DESCRIPTION OF THE TASK: Reproduce the listing below exactly, beginning with its first line and ending with the line that holds "var yTitle = 'Downwind"; pictures are not part of the copy.

---------------

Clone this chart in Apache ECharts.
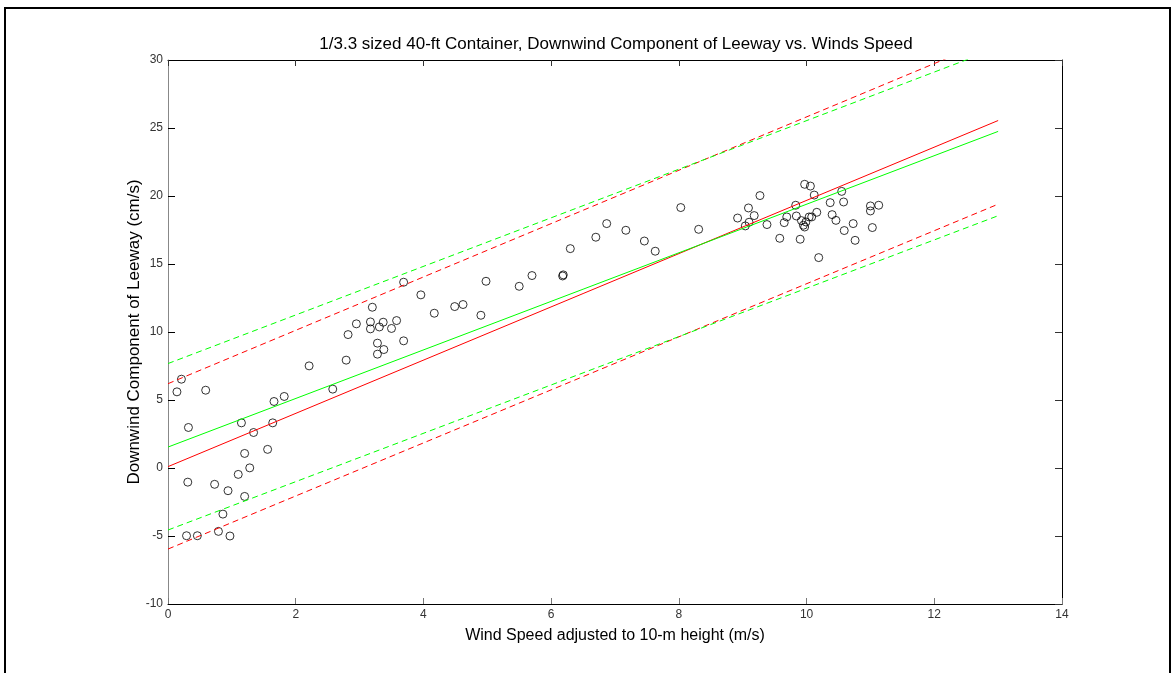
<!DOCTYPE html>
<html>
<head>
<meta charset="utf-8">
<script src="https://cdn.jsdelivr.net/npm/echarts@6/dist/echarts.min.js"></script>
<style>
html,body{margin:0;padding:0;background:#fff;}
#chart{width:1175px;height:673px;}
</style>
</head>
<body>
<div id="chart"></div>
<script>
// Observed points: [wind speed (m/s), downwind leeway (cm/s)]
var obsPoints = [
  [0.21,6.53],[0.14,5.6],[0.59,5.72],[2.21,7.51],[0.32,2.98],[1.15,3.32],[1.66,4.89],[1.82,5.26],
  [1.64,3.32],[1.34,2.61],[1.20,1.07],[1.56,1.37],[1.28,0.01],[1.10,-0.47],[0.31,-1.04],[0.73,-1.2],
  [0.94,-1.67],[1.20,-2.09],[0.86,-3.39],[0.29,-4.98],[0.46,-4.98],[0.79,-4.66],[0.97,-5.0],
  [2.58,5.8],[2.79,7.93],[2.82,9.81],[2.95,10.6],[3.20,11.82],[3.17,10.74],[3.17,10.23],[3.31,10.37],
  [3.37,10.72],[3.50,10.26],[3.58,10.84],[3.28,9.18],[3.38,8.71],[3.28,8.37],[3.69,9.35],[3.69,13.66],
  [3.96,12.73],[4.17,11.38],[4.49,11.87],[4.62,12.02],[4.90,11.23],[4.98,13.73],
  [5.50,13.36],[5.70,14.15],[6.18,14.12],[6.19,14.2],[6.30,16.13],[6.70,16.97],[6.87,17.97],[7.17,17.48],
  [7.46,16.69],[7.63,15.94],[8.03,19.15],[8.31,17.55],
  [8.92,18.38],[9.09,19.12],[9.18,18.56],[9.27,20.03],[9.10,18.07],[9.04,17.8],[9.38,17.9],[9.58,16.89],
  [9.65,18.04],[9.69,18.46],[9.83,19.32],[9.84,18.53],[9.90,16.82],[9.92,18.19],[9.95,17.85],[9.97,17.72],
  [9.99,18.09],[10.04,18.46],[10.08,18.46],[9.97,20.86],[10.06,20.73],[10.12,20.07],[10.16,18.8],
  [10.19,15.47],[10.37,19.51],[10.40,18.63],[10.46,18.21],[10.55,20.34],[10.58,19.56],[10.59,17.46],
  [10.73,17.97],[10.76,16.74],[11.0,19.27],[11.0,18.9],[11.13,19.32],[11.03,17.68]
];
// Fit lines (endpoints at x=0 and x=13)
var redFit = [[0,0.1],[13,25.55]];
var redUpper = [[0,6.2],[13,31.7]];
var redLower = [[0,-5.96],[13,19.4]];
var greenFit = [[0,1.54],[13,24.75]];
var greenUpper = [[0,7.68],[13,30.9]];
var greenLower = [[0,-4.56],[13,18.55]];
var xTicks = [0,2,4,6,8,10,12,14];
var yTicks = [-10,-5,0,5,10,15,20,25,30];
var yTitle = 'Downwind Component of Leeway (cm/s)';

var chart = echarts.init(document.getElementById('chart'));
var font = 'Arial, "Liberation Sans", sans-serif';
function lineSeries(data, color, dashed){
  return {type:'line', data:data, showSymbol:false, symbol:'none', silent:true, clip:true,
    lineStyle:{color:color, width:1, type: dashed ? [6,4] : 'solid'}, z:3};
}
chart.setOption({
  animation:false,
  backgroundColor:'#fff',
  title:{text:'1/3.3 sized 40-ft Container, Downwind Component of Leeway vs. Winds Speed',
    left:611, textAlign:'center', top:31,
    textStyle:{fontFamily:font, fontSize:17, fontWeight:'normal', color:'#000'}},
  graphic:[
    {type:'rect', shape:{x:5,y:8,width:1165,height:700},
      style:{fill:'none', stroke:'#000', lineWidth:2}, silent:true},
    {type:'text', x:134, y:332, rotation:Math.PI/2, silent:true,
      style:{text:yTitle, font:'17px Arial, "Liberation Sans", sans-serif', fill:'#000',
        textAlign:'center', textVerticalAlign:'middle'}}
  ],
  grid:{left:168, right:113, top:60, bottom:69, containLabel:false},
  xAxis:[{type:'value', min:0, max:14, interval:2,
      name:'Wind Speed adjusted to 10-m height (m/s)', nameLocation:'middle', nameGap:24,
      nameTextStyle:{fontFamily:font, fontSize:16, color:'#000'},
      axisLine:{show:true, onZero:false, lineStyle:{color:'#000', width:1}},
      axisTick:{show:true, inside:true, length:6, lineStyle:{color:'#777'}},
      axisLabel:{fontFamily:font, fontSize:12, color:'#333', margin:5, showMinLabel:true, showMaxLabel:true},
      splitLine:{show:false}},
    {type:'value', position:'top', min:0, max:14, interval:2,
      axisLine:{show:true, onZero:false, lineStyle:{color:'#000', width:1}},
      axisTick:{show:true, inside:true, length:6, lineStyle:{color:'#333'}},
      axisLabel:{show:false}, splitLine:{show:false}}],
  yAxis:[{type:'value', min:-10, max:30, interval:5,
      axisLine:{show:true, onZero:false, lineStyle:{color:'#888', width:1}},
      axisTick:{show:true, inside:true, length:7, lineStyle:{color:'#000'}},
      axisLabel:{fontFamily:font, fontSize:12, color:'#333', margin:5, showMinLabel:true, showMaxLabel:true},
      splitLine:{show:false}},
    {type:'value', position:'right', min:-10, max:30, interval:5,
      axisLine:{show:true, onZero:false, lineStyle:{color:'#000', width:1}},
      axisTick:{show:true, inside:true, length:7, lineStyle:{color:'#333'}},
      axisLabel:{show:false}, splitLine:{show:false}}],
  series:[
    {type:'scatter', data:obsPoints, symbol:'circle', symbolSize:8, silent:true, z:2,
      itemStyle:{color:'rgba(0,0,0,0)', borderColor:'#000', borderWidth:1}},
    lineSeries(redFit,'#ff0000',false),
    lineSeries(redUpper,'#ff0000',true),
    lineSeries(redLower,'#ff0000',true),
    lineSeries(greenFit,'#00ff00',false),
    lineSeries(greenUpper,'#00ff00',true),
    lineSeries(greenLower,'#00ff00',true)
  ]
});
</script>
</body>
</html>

---------------

RESPONSE:
Clone this chart in Apache ECharts.
<!DOCTYPE html>
<html>
<head>
<meta charset="utf-8">
<script src="https://cdn.jsdelivr.net/npm/echarts@6/dist/echarts.min.js"></script>
<style>
html,body{margin:0;padding:0;background:#fff;}
#chart{width:1175px;height:673px;}
</style>
</head>
<body>
<div id="chart"></div>
<script>
// Observed points: [wind speed (m/s), downwind leeway (cm/s)]
var obsPoints = [
  [0.21,6.53],[0.14,5.6],[0.59,5.72],[2.21,7.51],[0.32,2.98],[1.15,3.32],[1.66,4.89],[1.82,5.26],
  [1.64,3.32],[1.34,2.61],[1.20,1.07],[1.56,1.37],[1.28,0.01],[1.10,-0.47],[0.31,-1.04],[0.73,-1.2],
  [0.94,-1.67],[1.20,-2.09],[0.86,-3.39],[0.29,-4.98],[0.46,-4.98],[0.79,-4.66],[0.97,-5.0],
  [2.58,5.8],[2.79,7.93],[2.82,9.81],[2.95,10.6],[3.20,11.82],[3.17,10.74],[3.17,10.23],[3.31,10.37],
  [3.37,10.72],[3.50,10.26],[3.58,10.84],[3.28,9.18],[3.38,8.71],[3.28,8.37],[3.69,9.35],[3.69,13.66],
  [3.96,12.73],[4.17,11.38],[4.49,11.87],[4.62,12.02],[4.90,11.23],[4.98,13.73],
  [5.50,13.36],[5.70,14.15],[6.18,14.12],[6.19,14.2],[6.30,16.13],[6.70,16.97],[6.87,17.97],[7.17,17.48],
  [7.46,16.69],[7.63,15.94],[8.03,19.15],[8.31,17.55],
  [8.92,18.38],[9.09,19.12],[9.18,18.56],[9.27,20.03],[9.10,18.07],[9.04,17.8],[9.38,17.9],[9.58,16.89],
  [9.65,18.04],[9.69,18.46],[9.83,19.32],[9.84,18.53],[9.90,16.82],[9.92,18.19],[9.95,17.85],[9.97,17.72],
  [9.99,18.09],[10.04,18.46],[10.08,18.46],[9.97,20.86],[10.06,20.73],[10.12,20.07],[10.16,18.8],
  [10.19,15.47],[10.37,19.51],[10.40,18.63],[10.46,18.21],[10.55,20.34],[10.58,19.56],[10.59,17.46],
  [10.73,17.97],[10.76,16.74],[11.0,19.27],[11.0,18.9],[11.13,19.32],[11.03,17.68]
];
// Fit lines (endpoints at x=0 and x=13)
var redFit = [[0,0.1],[13,25.55]];
var redUpper = [[0,6.2],[13,31.7]];
var redLower = [[0,-5.96],[13,19.4]];
var greenFit = [[0,1.54],[13,24.75]];
var greenUpper = [[0,7.68],[13,30.9]];
var greenLower = [[0,-4.56],[13,18.55]];
var xTicks = [0,2,4,6,8,10,12,14];
var yTicks = [-10,-5,0,5,10,15,20,25,30];
var yTitle = 'Downwind Component of Leeway (cm/s)';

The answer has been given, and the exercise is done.